_REQUIREMENTS:_
Pull out the lines from the line containing "Generate a component" through the line containing "const yTicks = [0, 50, 100, 150, 200, 250, 300];", both lines included, and copy them exactly.

_AVAILABLE DATA:_
+++++
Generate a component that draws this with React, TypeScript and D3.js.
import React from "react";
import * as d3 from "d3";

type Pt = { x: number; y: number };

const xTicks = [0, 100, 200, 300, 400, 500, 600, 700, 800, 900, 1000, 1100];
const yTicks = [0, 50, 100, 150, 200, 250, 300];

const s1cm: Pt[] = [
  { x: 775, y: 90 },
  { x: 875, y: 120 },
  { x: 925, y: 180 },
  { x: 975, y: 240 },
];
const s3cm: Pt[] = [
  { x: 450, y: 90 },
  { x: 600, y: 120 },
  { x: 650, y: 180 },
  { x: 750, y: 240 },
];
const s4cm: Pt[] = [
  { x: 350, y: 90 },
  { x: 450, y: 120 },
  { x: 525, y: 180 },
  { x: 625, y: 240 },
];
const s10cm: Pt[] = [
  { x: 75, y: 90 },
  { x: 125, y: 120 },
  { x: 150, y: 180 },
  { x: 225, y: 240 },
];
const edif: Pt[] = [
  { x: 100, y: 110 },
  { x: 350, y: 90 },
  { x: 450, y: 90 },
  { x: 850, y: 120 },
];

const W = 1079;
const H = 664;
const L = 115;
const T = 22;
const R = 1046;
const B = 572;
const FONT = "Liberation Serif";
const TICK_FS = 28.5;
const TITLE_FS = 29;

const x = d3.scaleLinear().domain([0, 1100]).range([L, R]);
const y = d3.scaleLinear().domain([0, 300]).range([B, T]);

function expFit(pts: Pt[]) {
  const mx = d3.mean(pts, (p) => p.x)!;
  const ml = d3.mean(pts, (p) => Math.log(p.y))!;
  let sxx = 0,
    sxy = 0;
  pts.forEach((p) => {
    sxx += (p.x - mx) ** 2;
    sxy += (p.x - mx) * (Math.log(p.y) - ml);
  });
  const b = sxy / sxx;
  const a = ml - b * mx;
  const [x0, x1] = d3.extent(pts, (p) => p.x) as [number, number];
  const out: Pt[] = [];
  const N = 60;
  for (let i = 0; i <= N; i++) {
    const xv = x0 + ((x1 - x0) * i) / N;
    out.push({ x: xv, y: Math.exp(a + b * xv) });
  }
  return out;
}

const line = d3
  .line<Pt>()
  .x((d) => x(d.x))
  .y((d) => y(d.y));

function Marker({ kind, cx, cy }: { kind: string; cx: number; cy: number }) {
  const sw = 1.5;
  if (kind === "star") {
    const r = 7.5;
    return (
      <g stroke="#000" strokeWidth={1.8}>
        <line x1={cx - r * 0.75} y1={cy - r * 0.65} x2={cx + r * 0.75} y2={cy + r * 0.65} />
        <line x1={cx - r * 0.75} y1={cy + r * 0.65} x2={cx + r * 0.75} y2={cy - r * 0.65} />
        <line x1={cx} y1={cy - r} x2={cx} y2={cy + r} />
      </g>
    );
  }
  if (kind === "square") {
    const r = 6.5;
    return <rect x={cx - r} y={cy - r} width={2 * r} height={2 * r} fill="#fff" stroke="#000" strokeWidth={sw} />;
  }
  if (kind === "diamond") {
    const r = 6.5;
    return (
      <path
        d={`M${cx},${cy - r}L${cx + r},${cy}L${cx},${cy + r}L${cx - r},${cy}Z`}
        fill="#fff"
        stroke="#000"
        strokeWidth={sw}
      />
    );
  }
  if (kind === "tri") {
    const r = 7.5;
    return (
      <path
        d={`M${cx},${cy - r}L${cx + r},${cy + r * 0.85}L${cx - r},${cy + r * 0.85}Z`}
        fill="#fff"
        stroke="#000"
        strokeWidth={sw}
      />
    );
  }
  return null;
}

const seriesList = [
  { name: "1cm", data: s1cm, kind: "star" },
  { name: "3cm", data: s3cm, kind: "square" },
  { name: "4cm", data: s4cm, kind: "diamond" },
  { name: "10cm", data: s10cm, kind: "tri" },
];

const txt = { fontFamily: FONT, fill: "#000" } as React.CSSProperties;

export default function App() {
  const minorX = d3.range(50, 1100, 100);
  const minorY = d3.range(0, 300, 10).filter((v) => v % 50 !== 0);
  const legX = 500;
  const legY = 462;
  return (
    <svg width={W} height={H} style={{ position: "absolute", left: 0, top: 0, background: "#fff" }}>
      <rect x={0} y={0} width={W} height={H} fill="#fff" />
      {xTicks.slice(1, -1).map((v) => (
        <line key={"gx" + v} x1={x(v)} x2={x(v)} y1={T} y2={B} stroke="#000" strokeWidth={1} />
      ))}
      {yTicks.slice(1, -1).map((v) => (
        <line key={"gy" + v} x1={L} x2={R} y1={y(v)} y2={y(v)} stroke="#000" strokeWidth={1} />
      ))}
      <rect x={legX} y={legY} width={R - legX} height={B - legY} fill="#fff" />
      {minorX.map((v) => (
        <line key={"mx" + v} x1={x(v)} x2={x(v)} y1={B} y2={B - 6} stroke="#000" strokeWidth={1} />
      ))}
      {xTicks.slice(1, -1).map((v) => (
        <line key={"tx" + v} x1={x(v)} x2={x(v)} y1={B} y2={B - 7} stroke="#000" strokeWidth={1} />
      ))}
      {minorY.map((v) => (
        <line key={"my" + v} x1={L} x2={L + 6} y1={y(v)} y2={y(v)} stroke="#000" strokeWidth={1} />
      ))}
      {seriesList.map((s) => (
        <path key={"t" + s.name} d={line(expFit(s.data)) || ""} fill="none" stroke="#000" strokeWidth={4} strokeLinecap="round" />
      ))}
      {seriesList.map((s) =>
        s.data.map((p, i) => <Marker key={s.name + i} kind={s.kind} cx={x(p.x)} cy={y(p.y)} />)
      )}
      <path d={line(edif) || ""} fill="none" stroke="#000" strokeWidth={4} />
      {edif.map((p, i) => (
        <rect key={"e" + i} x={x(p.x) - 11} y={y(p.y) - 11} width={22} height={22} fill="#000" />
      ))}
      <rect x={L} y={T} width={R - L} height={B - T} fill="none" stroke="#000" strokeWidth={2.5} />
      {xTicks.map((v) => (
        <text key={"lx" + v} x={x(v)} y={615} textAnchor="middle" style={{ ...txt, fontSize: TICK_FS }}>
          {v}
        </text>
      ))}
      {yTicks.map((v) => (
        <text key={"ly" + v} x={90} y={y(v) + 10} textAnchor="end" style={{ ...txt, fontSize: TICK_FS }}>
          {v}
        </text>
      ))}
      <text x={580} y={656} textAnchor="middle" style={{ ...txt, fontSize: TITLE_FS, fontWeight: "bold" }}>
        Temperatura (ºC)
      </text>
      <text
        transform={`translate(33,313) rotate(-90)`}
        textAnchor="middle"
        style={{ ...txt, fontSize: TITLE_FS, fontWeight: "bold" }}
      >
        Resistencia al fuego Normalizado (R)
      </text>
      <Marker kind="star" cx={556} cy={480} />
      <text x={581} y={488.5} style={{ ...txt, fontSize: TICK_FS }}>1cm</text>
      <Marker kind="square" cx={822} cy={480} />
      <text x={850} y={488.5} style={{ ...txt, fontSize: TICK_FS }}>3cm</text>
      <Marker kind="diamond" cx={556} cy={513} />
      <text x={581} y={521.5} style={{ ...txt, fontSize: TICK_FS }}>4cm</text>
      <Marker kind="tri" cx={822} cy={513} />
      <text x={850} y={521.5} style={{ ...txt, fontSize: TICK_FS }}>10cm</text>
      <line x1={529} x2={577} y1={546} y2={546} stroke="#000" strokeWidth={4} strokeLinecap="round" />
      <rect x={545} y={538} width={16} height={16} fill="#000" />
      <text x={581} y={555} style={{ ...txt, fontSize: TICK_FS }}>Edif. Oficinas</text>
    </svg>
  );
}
+++++
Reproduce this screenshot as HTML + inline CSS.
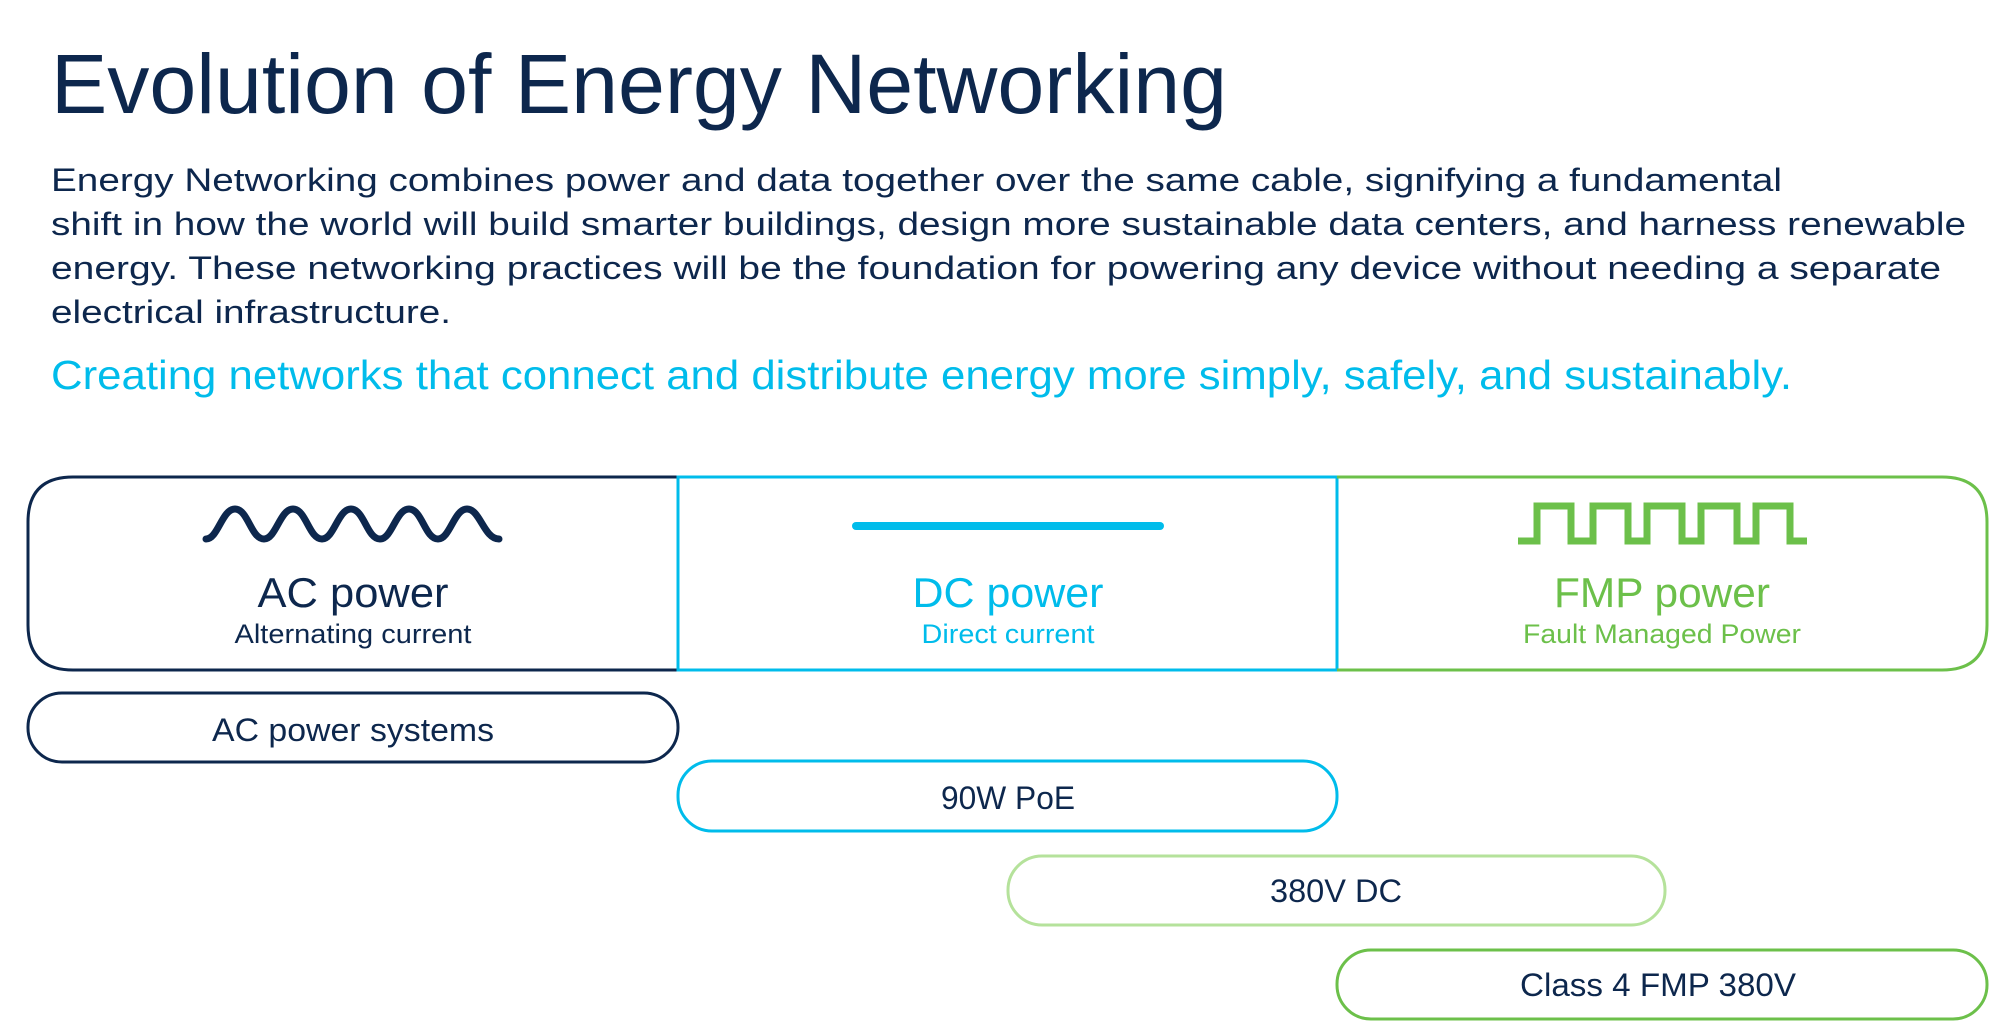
+++++
_OUTPUT:_
Generate a component that draws this with React, TypeScript and D3.js.
import React from "react";
import * as d3 from "d3";

type Pt = { x: number; y: number };

const xTicks = [0, 100, 200, 300, 400, 500, 600, 700, 800, 900, 1000, 1100];
const yTicks = [0, 50, 100, 150, 200, 250, 300];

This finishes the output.